— Given information —

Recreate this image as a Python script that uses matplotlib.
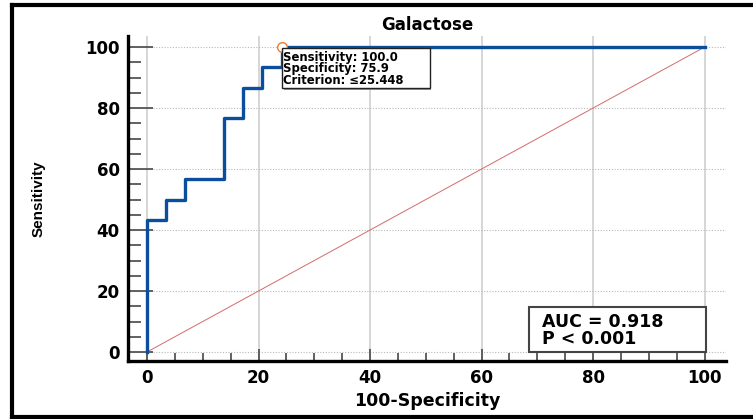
import matplotlib
matplotlib.use("Agg")
import matplotlib.pyplot as plt
from matplotlib.lines import Line2D
from matplotlib.patches import Rectangle
from matplotlib.ticker import MultipleLocator

# ROC curve for galactose (29 negatives, 30 positives)
fpr = [0, 0, 3.45, 3.45, 6.90, 6.90, 13.79, 13.79, 17.24, 17.24, 20.69, 20.69, 24.14, 24.14, 100]
tpr = [0, 43.33, 43.33, 50.0, 50.0, 56.67, 56.67, 76.67, 76.67, 86.67, 86.67, 93.33, 93.33, 100, 100]
ref_line = [0, 100]
cut_x, cut_y = 24.14, 100.0
cut_lines = ["Sensitivity: 100.0", "Specificity: 75.9", "Criterion: \u226425.448"]
auc_lines = ["AUC = 0.918", "P < 0.001"]
xticks = [0, 20, 40, 60, 80, 100]
yticks = [0, 20, 40, 60, 80, 100]

plt.rcParams['font.family'] = ['DejaVu Sans']
plt.rcParams['font.weight'] = 'bold'

fig = plt.figure(figsize=(7.53, 4.19), dpi=100)
ax = fig.add_axes([0.170, 0.1384, 0.794, 0.7756])

# grid: solid verticals, dotted horizontals
for x in xticks:
    ax.axvline(x, color='#d0d0d0', lw=1.2, zorder=0)
for y in yticks:
    ax.axhline(y, color='#b8b8b8', lw=0.8, ls=(0, (1, 1.5)), zorder=0)

ax.plot(ref_line, ref_line, color='#d46a6a', lw=0.7, zorder=2)
ax.plot(fpr, tpr, color='#0b4f9c', lw=2.4, zorder=3)
ax.plot([cut_x], [cut_y], 'o', mfc='white', mec='#f07a30', ms=7, mew=1.0, zorder=4)

# criterion box next to the cut-off point
ax.add_patch(Rectangle((24.5, 85.9), 26.5, 13.4, fc='#999999', ec='none', zorder=5))
ax.add_patch(Rectangle((24.2, 86.4), 26.5, 13.4, fc='white', ec='#222222', lw=1.0, zorder=6))
for i, line in enumerate(cut_lines):
    ax.text(24.4, 96.6 - i * 3.8, line, fontsize=8.4, fontweight='bold', va='center', ha='left',
            zorder=7)

# AUC box
ax.add_patch(Rectangle((68.5, 0.1), 31.7, 14.5, fc='white', ec='#444444', lw=1.5, zorder=5))
for i, line in enumerate(auc_lines):
    ax.text(70.9, 10.0 - i * 5.7, line, fontsize=12.5, fontweight='bold', va='center', ha='left',
            zorder=6)

ax.set_xlim(-3.4, 103.8)
ax.set_ylim(-2.95, 103.6)
ax.set_xticks(xticks)
ax.set_yticks(yticks)
ax.xaxis.set_minor_locator(MultipleLocator(5))
ax.yaxis.set_minor_locator(MultipleLocator(5))
ax.tick_params(axis='y', which='major', direction='in', length=18, width=1.3, color='#555555',
               labelsize=12, pad=6)
ax.tick_params(axis='y', which='minor', direction='in', length=9, width=1.3, color='#555555')
ax.tick_params(axis='x', which='major', direction='in', length=9, width=1.3, color='#555555',
               labelsize=12, pad=6)
ax.tick_params(axis='x', which='minor', direction='in', length=6, width=1.3, color='#555555')
for lab in ax.get_xticklabels() + ax.get_yticklabels():
    lab.set_fontweight('bold')

for side in ['top', 'right']:
    ax.spines[side].set_visible(False)
for side in ['left', 'bottom']:
    ax.spines[side].set_linewidth(2.4)
    ax.spines[side].set_color('black')

ax.set_title("Galactose", fontsize=12, fontweight='bold', pad=4)
ax.set_xlabel("100-Specificity", fontsize=12.5, fontweight='bold', labelpad=3)
fig.text(0.051, 0.526, "Sensitivity", rotation=90, ha='center', va='center', fontsize=11,
         fontweight='bold',
         family=['Liberation Sans Narrow', 'DejaVu Sans Condensed', 'Liberation Sans'])

# outer frame (top, left, bottom)
fig.add_artist(Line2D([0.016, 1.0], [0.988, 0.988], color='black', lw=3.0, transform=fig.transFigure))
fig.add_artist(Line2D([0.016, 0.016], [0.988, 0.005], color='black', lw=3.0, transform=fig.transFigure))
fig.add_artist(Line2D([0.016, 1.0], [0.005, 0.005], color='black', lw=3.0, transform=fig.transFigure))

fig.savefig("out.png", dpi=100)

— Work to be completed —
Set down the material above as is, without any pictures.

— Solution to this exercise —
Recreate this image as a Python script that uses matplotlib.
import matplotlib
matplotlib.use("Agg")
import matplotlib.pyplot as plt
from matplotlib.lines import Line2D
from matplotlib.patches import Rectangle
from matplotlib.ticker import MultipleLocator

# ROC curve for galactose (29 negatives, 30 positives)
fpr = [0, 0, 3.45, 3.45, 6.90, 6.90, 13.79, 13.79, 17.24, 17.24, 20.69, 20.69, 24.14, 24.14, 100]
tpr = [0, 43.33, 43.33, 50.0, 50.0, 56.67, 56.67, 76.67, 76.67, 86.67, 86.67, 93.33, 93.33, 100, 100]
ref_line = [0, 100]
cut_x, cut_y = 24.14, 100.0
cut_lines = ["Sensitivity: 100.0", "Specificity: 75.9", "Criterion: \u226425.448"]
auc_lines = ["AUC = 0.918", "P < 0.001"]
xticks = [0, 20, 40, 60, 80, 100]
yticks = [0, 20, 40, 60, 80, 100]

plt.rcParams['font.family'] = ['DejaVu Sans']
plt.rcParams['font.weight'] = 'bold'

fig = plt.figure(figsize=(7.53, 4.19), dpi=100)
ax = fig.add_axes([0.170, 0.1384, 0.794, 0.7756])

# grid: solid verticals, dotted horizontals
for x in xticks:
    ax.axvline(x, color='#d0d0d0', lw=1.2, zorder=0)
for y in yticks:
    ax.axhline(y, color='#b8b8b8', lw=0.8, ls=(0, (1, 1.5)), zorder=0)

ax.plot(ref_line, ref_line, color='#d46a6a', lw=0.7, zorder=2)
ax.plot(fpr, tpr, color='#0b4f9c', lw=2.4, zorder=3)
ax.plot([cut_x], [cut_y], 'o', mfc='white', mec='#f07a30', ms=7, mew=1.0, zorder=4)

# criterion box next to the cut-off point
ax.add_patch(Rectangle((24.5, 85.9), 26.5, 13.4, fc='#999999', ec='none', zorder=5))
ax.add_patch(Rectangle((24.2, 86.4), 26.5, 13.4, fc='white', ec='#222222', lw=1.0, zorder=6))
for i, line in enumerate(cut_lines):
    ax.text(24.4, 96.6 - i * 3.8, line, fontsize=8.4, fontweight='bold', va='center', ha='left',
            zorder=7)

# AUC box
ax.add_patch(Rectangle((68.5, 0.1), 31.7, 14.5, fc='white', ec='#444444', lw=1.5, zorder=5))
for i, line in enumerate(auc_lines):
    ax.text(70.9, 10.0 - i * 5.7, line, fontsize=12.5, fontweight='bold', va='center', ha='left',
            zorder=6)

ax.set_xlim(-3.4, 103.8)
ax.set_ylim(-2.95, 103.6)
ax.set_xticks(xticks)
ax.set_yticks(yticks)
ax.xaxis.set_minor_locator(MultipleLocator(5))
ax.yaxis.set_minor_locator(MultipleLocator(5))
ax.tick_params(axis='y', which='major', direction='in', length=18, width=1.3, color='#555555',
               labelsize=12, pad=6)
ax.tick_params(axis='y', which='minor', direction='in', length=9, width=1.3, color='#555555')
ax.tick_params(axis='x', which='major', direction='in', length=9, width=1.3, color='#555555',
               labelsize=12, pad=6)
ax.tick_params(axis='x', which='minor', direction='in', length=6, width=1.3, color='#555555')
for lab in ax.get_xticklabels() + ax.get_yticklabels():
    lab.set_fontweight('bold')

for side in ['top', 'right']:
    ax.spines[side].set_visible(False)
for side in ['left', 'bottom']:
    ax.spines[side].set_linewidth(2.4)
    ax.spines[side].set_color('black')

ax.set_title("Galactose", fontsize=12, fontweight='bold', pad=4)
ax.set_xlabel("100-Specificity", fontsize=12.5, fontweight='bold', labelpad=3)
fig.text(0.051, 0.526, "Sensitivity", rotation=90, ha='center', va='center', fontsize=11,
         fontweight='bold',
         family=['Liberation Sans Narrow', 'DejaVu Sans Condensed', 'Liberation Sans'])

# outer frame (top, left, bottom)
fig.add_artist(Line2D([0.016, 1.0], [0.988, 0.988], color='black', lw=3.0, transform=fig.transFigure))
fig.add_artist(Line2D([0.016, 0.016], [0.988, 0.005], color='black', lw=3.0, transform=fig.transFigure))
fig.add_artist(Line2D([0.016, 1.0], [0.005, 0.005], color='black', lw=3.0, transform=fig.transFigure))

fig.savefig("out.png", dpi=100)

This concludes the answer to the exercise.